Hey Google Glass, are you recording me?

The Glass display is on when in record mode, but it's not easy to detect from a distance or if you are unaware that someone with strange glasses is staring at you.

Google Glass display shows cards with information customized for each user. (Credit: Google)

Google's Glass is officially in the wild. There are sightings of Glass explorers -- a few thousand people who are paying $1,500 to be among the first to put Glass through its paces -- beyond Google's campus. The initial in-depth reviews are trickling in, assessing the new wearable computer as innovative, functionally limited and pricey.

The Google Glass display is visibly on when recording video or taking pictures. (Credit: Google)

While Google Glass has a cool factor, it may make some people on the other side of the lens uncomfortable. They could be concerned about being recorded without some indication that Glass has them in its sights. There is no tiny red LED light flashing when Glass is in recording mode. However, the Glass display is on when recording, and people in close proximity on the other side of the lens can see the tiny reverse image of what's on the display. But the act of recording video or picture taking may not be that obvious from a distance or to the uninitiated. It's clearly less obvious than someone pointing a phone in your direction.

Noble Ackerson, a business strategist and software developer in Washington, D.C., has been using Glass daily for the last ten days, and believes the privacy concerns related to surreptitious recording are overblown. "In my experience more people take a picture or video of me than anyone asking me if I am recording them. The privacy concerns are based around people not having the device in hand yet and not understanding the social signals."

At this juncture, however, Glass is more of a curiosity item than a well understood technology with established social norms.

Nobel Ackerson (Credit: Google+/Noble Ackerson)

In an interview with the BBC Eric Schmidt , Google's executive chairman, noted the privacy concerns.

"The fact of the matter is we'll have to develop some new social etiquette. It's obviously not appropriate to wear these glasses in situations where recording is not correct, and indeed you have this problem already with phones," Schmidt said.

Ackerson doesn't think that Glass will be of any use to those who want to play spy.

"It's a horrible snooping device.

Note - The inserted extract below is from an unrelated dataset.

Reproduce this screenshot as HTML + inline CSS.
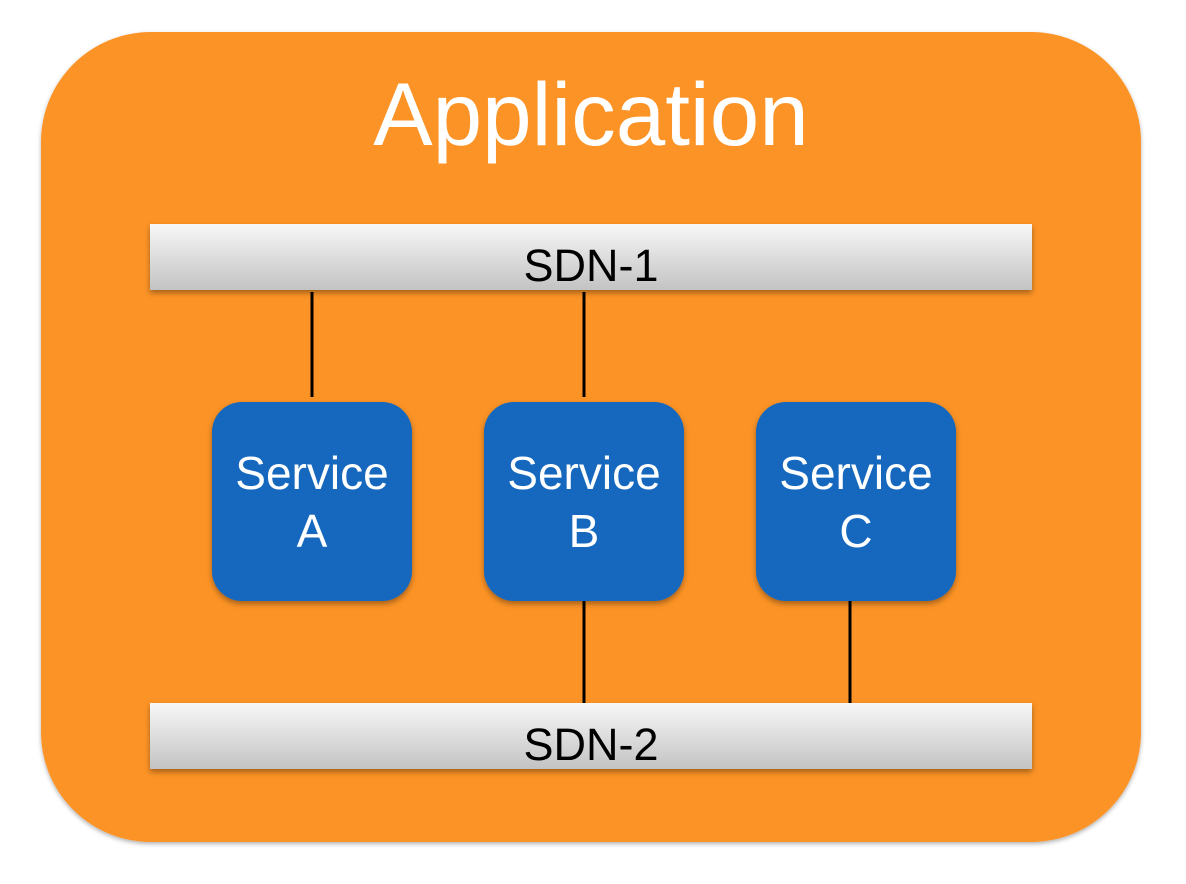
<!DOCTYPE html>
<html><head><meta charset="utf-8"><style>
html,body{margin:0;padding:0;background:#fff;width:1186px;height:884px;overflow:hidden}
svg{display:block}
text{font-family:"Liberation Sans",sans-serif}
</style></head><body>
<svg width="1186" height="884" viewBox="0 0 1186 884" xmlns="http://www.w3.org/2000/svg">
<defs>
<linearGradient id="g" x1="0" y1="0" x2="0" y2="1">
<stop offset="0" stop-color="#f7f7f7"/><stop offset="1" stop-color="#c3c3c3"/>
</linearGradient>
<filter id="s" x="-10%" y="-10%" width="120%" height="130%">
<feDropShadow dx="0" dy="3" stdDeviation="3" flood-color="#000" flood-opacity="0.35"/>
</filter>
<filter id="s2" x="-10%" y="-10%" width="120%" height="120%">
<feDropShadow dx="0" dy="2" stdDeviation="2" flood-color="#000" flood-opacity="0.3"/>
</filter>
</defs>
<rect x="41" y="32" width="1100" height="810" rx="110" ry="110" fill="#fc9327" filter="url(#s2)"/>
<text x="591" y="145" font-size="89" fill="#fff" text-anchor="middle">Application</text>
<g stroke="#000" stroke-width="3">
<line x1="312" y1="292" x2="312" y2="397"/>
<line x1="584" y1="292" x2="584" y2="397"/>
<line x1="584" y1="600" x2="584" y2="704"/>
<line x1="850" y1="600" x2="850" y2="704"/>
</g>
<rect x="150" y="224" width="882" height="66" fill="url(#g)" filter="url(#s)"/>
<text x="591" y="281" font-size="45" fill="#000" text-anchor="middle">SDN-1</text>
<rect x="150" y="703" width="882" height="66" fill="url(#g)" filter="url(#s)"/>
<text x="591" y="760" font-size="45" fill="#000" text-anchor="middle">SDN-2</text>
<g fill="#1368bf" filter="url(#s)">
<rect x="212" y="402" width="200" height="199" rx="30"/>
<rect x="484" y="402" width="200" height="199" rx="30"/>
<rect x="756" y="402" width="200" height="199" rx="30"/>
</g>
<g fill="#fff" font-size="46" text-anchor="middle">
<text x="312" y="489">Service</text><text x="312" y="547">A</text>
<text x="584" y="489">Service</text><text x="584" y="547">B</text>
<text x="856" y="489">Service</text><text x="856" y="547">C</text>
</g>
</svg>
</body></html>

In order for me to record a person across the room I would have to be staring at them, which is very awkward," he said. "If you wanted to do something convertly, you could find a better device. People generally don't want to invade peoples' privacy, and there are better tools like CCTV cameras or Memoto life-logging camera."

Tech guru and Glass fan Robert Scoble shares Ackerson's view that privacy concerns are misplaced. In a post he wrote, "The privacy advocates have overplayed their hand and as more and more of you get Glass you'll see just how. Their fears of the future have led them down a bad path....if I really wanted to capture you, I'd just rent a 600mm lens and a parabolic microphone (which is what NFL Football does to make those cool movies where you can listen to the quarterback). I'd just sit across the street."

What's clear, no matter what rules of Glass etiquette evolve, is that the future will be recorded exponentially more than the past, and it will be increasingly difficult to stay out of the picture.

Updated to include comments from Robert Scoble.